▶ **Data shown**:
────────────────────────────────────────

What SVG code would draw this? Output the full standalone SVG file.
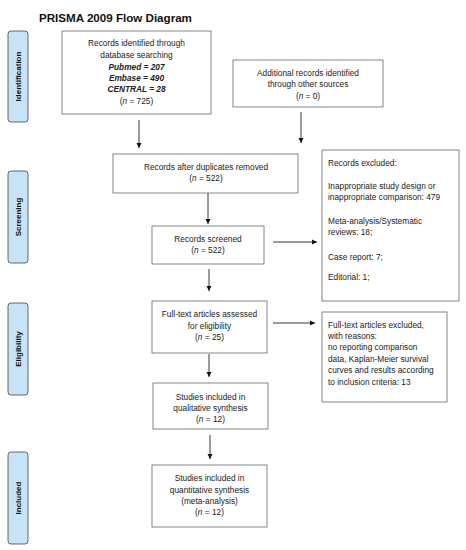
<svg xmlns="http://www.w3.org/2000/svg" width="466" height="550" viewBox="0 0 466 550">
<style>
.box{fill:#fff;stroke:#666;stroke-width:0.8}
.side{fill:#c6e3f7;stroke:#444;stroke-width:0.8}
.t{font-family:"Liberation Sans",Arial,sans-serif;font-size:8.3px;fill:#222;text-anchor:middle}
.l{font-family:"Liberation Sans",Arial,sans-serif;font-size:8.3px;fill:#222}
.s{font-family:"Liberation Sans",Arial,sans-serif;font-size:8px;font-weight:bold;fill:#111;text-anchor:middle}
.bi{font-weight:bold;font-style:italic}
.c{stroke:#222;stroke-width:0.9;fill:none;marker-end:url(#ah)}
</style>
<defs>
<marker id="ah" markerWidth="6" markerHeight="6" refX="5" refY="3" orient="auto" markerUnits="userSpaceOnUse">
<path d="M0,0.5 L5,3 L0,5.5 Z" fill="#111"/>
</marker>
</defs>
<rect width="466" height="550" fill="#fff"/>
<text x="39" y="22" style="font-family:'Liberation Sans',Arial,sans-serif;font-size:11.6px;font-weight:bold;fill:#111">PRISMA 2009 Flow Diagram</text>

<g id="side-identification"><rect class="side" x="8" y="31" width="20" height="91" rx="3"/><text class="s" transform="translate(21,76.5) rotate(-90)">Identification</text></g>
<g id="side-screening"><rect class="side" x="8" y="171" width="20" height="92" rx="3"/><text class="s" transform="translate(21,217) rotate(-90)">Screening</text></g>
<g id="side-eligibility"><rect class="side" x="8" y="303" width="20" height="92" rx="3"/><text class="s" transform="translate(21,349) rotate(-90)">Eligibility</text></g>
<g id="side-included"><rect class="side" x="8" y="452" width="20" height="92" rx="3"/><text class="s" transform="translate(21,498) rotate(-90)">Included</text></g>

<g id="db-search"><rect class="box" x="62" y="31" width="149" height="83"/>
<text class="t" x="136.5" y="46">Records identified through</text>
<text class="t" x="136.5" y="58">database searching</text>
<text class="t bi" x="136.5" y="70">Pubmed = 207</text>
<text class="t bi" x="136.5" y="81">Embase = 490</text>
<text class="t bi" x="136.5" y="92">CENTRAL = 28</text>
<text class="t" x="136.5" y="104">(<tspan font-style="italic">n</tspan> = 725)</text></g>

<g id="other-sources"><rect class="box" x="233" y="60" width="150" height="47"/>
<text class="t" x="308" y="76">Additional records identified</text>
<text class="t" x="308" y="87">through other sources</text>
<text class="t" x="308" y="99">(<tspan font-style="italic">n</tspan> = 0)</text></g>

<g id="duplicates"><rect class="box" x="113" y="154" width="185" height="39"/>
<text class="t" x="206" y="170">Records after duplicates removed</text>
<text class="t" x="206" y="181">(<tspan font-style="italic">n</tspan> = 522)</text></g>

<g id="screened"><rect class="box" x="152" y="226" width="112" height="38"/>
<text class="t" x="208" y="242">Records screened</text>
<text class="t" x="208" y="253">(<tspan font-style="italic">n</tspan> = 522)</text></g>

<g id="excluded"><rect class="box" x="322" y="150" width="137" height="151"/>
<text class="l" x="328" y="166">Records excluded:</text>
<text class="l" x="328" y="189">Inappropriate study design or</text>
<text class="l" x="328" y="200">inappropriate comparison: 479</text>
<text class="l" x="328" y="224">Meta-analysis/Systematic</text>
<text class="l" x="328" y="235">reviews: 18;</text>
<text class="l" x="328" y="260">Case report: 7;</text>
<text class="l" x="328" y="280">Editorial: 1;</text></g>

<g id="fulltext"><rect class="box" x="152" y="301" width="115" height="52"/>
<text class="t" x="209.5" y="317">Full-text articles assessed</text>
<text class="t" x="209.5" y="329">for eligibility</text>
<text class="t" x="209.5" y="340">(<tspan font-style="italic">n</tspan> = 25)</text></g>

<g id="fulltext-excluded"><rect class="box" x="322" y="312" width="125" height="90"/>
<text class="l" x="328" y="328">Full-text articles excluded,</text>
<text class="l" x="328" y="339">with reasons:</text>
<text class="l" x="328" y="350"> no reporting comparison</text>
<text class="l" x="328" y="362">data, Kaplan-Meier survival</text>
<text class="l" x="328" y="373">curves and results according</text>
<text class="l" x="328" y="385">to inclusion criteria: 13</text></g>

<g id="qualitative"><rect class="box" x="153" y="383" width="115" height="46"/>
<text class="t" x="210.5" y="400">Studies included in</text>
<text class="t" x="210.5" y="411">qualitative synthesis</text>
<text class="t" x="210.5" y="422">(<tspan font-style="italic">n</tspan> = 12)</text></g>

<g id="quantitative"><rect class="box" x="152" y="465" width="115" height="62"/>
<text class="t" x="209.5" y="481">Studies included in</text>
<text class="t" x="209.5" y="493">quantitative synthesis</text>
<text class="t" x="209.5" y="504">(meta-analysis)</text>
<text class="t" x="209.5" y="515">(<tspan font-style="italic">n</tspan> = 12)</text></g>

<g id="connectors">
<path class="c" d="M139,120 V148"/>
<path class="c" d="M301,112 V143"/>
<path class="c" d="M208,193 V224"/>
<path class="c" d="M273,242 H317"/>
<path class="c" d="M209,269 V291"/>
<path class="c" d="M273,323 H315"/>
<path class="c" d="M209,354 V377"/>
<path class="c" d="M210,435 V459"/>
</g>
</svg>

────────────────────────────────────────

▶ **What needs to be done**:
Give an exact copy of the material, leaving out every picture.

▶ **Response below**:
What SVG code would draw this? Output the full standalone SVG file.
<svg xmlns="http://www.w3.org/2000/svg" width="466" height="550" viewBox="0 0 466 550">
<style>
.box{fill:#fff;stroke:#666;stroke-width:0.8}
.side{fill:#c6e3f7;stroke:#444;stroke-width:0.8}
.t{font-family:"Liberation Sans",Arial,sans-serif;font-size:8.3px;fill:#222;text-anchor:middle}
.l{font-family:"Liberation Sans",Arial,sans-serif;font-size:8.3px;fill:#222}
.s{font-family:"Liberation Sans",Arial,sans-serif;font-size:8px;font-weight:bold;fill:#111;text-anchor:middle}
.bi{font-weight:bold;font-style:italic}
.c{stroke:#222;stroke-width:0.9;fill:none;marker-end:url(#ah)}
</style>
<defs>
<marker id="ah" markerWidth="6" markerHeight="6" refX="5" refY="3" orient="auto" markerUnits="userSpaceOnUse">
<path d="M0,0.5 L5,3 L0,5.5 Z" fill="#111"/>
</marker>
</defs>
<rect width="466" height="550" fill="#fff"/>
<text x="39" y="22" style="font-family:'Liberation Sans',Arial,sans-serif;font-size:11.6px;font-weight:bold;fill:#111">PRISMA 2009 Flow Diagram</text>

<g id="side-identification"><rect class="side" x="8" y="31" width="20" height="91" rx="3"/><text class="s" transform="translate(21,76.5) rotate(-90)">Identification</text></g>
<g id="side-screening"><rect class="side" x="8" y="171" width="20" height="92" rx="3"/><text class="s" transform="translate(21,217) rotate(-90)">Screening</text></g>
<g id="side-eligibility"><rect class="side" x="8" y="303" width="20" height="92" rx="3"/><text class="s" transform="translate(21,349) rotate(-90)">Eligibility</text></g>
<g id="side-included"><rect class="side" x="8" y="452" width="20" height="92" rx="3"/><text class="s" transform="translate(21,498) rotate(-90)">Included</text></g>

<g id="db-search"><rect class="box" x="62" y="31" width="149" height="83"/>
<text class="t" x="136.5" y="46">Records identified through</text>
<text class="t" x="136.5" y="58">database searching</text>
<text class="t bi" x="136.5" y="70">Pubmed = 207</text>
<text class="t bi" x="136.5" y="81">Embase = 490</text>
<text class="t bi" x="136.5" y="92">CENTRAL = 28</text>
<text class="t" x="136.5" y="104">(<tspan font-style="italic">n</tspan> = 725)</text></g>

<g id="other-sources"><rect class="box" x="233" y="60" width="150" height="47"/>
<text class="t" x="308" y="76">Additional records identified</text>
<text class="t" x="308" y="87">through other sources</text>
<text class="t" x="308" y="99">(<tspan font-style="italic">n</tspan> = 0)</text></g>

<g id="duplicates"><rect class="box" x="113" y="154" width="185" height="39"/>
<text class="t" x="206" y="170">Records after duplicates removed</text>
<text class="t" x="206" y="181">(<tspan font-style="italic">n</tspan> = 522)</text></g>

<g id="screened"><rect class="box" x="152" y="226" width="112" height="38"/>
<text class="t" x="208" y="242">Records screened</text>
<text class="t" x="208" y="253">(<tspan font-style="italic">n</tspan> = 522)</text></g>

<g id="excluded"><rect class="box" x="322" y="150" width="137" height="151"/>
<text class="l" x="328" y="166">Records excluded:</text>
<text class="l" x="328" y="189">Inappropriate study design or</text>
<text class="l" x="328" y="200">inappropriate comparison: 479</text>
<text class="l" x="328" y="224">Meta-analysis/Systematic</text>
<text class="l" x="328" y="235">reviews: 18;</text>
<text class="l" x="328" y="260">Case report: 7;</text>
<text class="l" x="328" y="280">Editorial: 1;</text></g>

<g id="fulltext"><rect class="box" x="152" y="301" width="115" height="52"/>
<text class="t" x="209.5" y="317">Full-text articles assessed</text>
<text class="t" x="209.5" y="329">for eligibility</text>
<text class="t" x="209.5" y="340">(<tspan font-style="italic">n</tspan> = 25)</text></g>

<g id="fulltext-excluded"><rect class="box" x="322" y="312" width="125" height="90"/>
<text class="l" x="328" y="328">Full-text articles excluded,</text>
<text class="l" x="328" y="339">with reasons:</text>
<text class="l" x="328" y="350"> no reporting comparison</text>
<text class="l" x="328" y="362">data, Kaplan-Meier survival</text>
<text class="l" x="328" y="373">curves and results according</text>
<text class="l" x="328" y="385">to inclusion criteria: 13</text></g>

<g id="qualitative"><rect class="box" x="153" y="383" width="115" height="46"/>
<text class="t" x="210.5" y="400">Studies included in</text>
<text class="t" x="210.5" y="411">qualitative synthesis</text>
<text class="t" x="210.5" y="422">(<tspan font-style="italic">n</tspan> = 12)</text></g>

<g id="quantitative"><rect class="box" x="152" y="465" width="115" height="62"/>
<text class="t" x="209.5" y="481">Studies included in</text>
<text class="t" x="209.5" y="493">quantitative synthesis</text>
<text class="t" x="209.5" y="504">(meta-analysis)</text>
<text class="t" x="209.5" y="515">(<tspan font-style="italic">n</tspan> = 12)</text></g>

<g id="connectors">
<path class="c" d="M139,120 V148"/>
<path class="c" d="M301,112 V143"/>
<path class="c" d="M208,193 V224"/>
<path class="c" d="M273,242 H317"/>
<path class="c" d="M209,269 V291"/>
<path class="c" d="M273,323 H315"/>
<path class="c" d="M209,354 V377"/>
<path class="c" d="M210,435 V459"/>
</g>
</svg>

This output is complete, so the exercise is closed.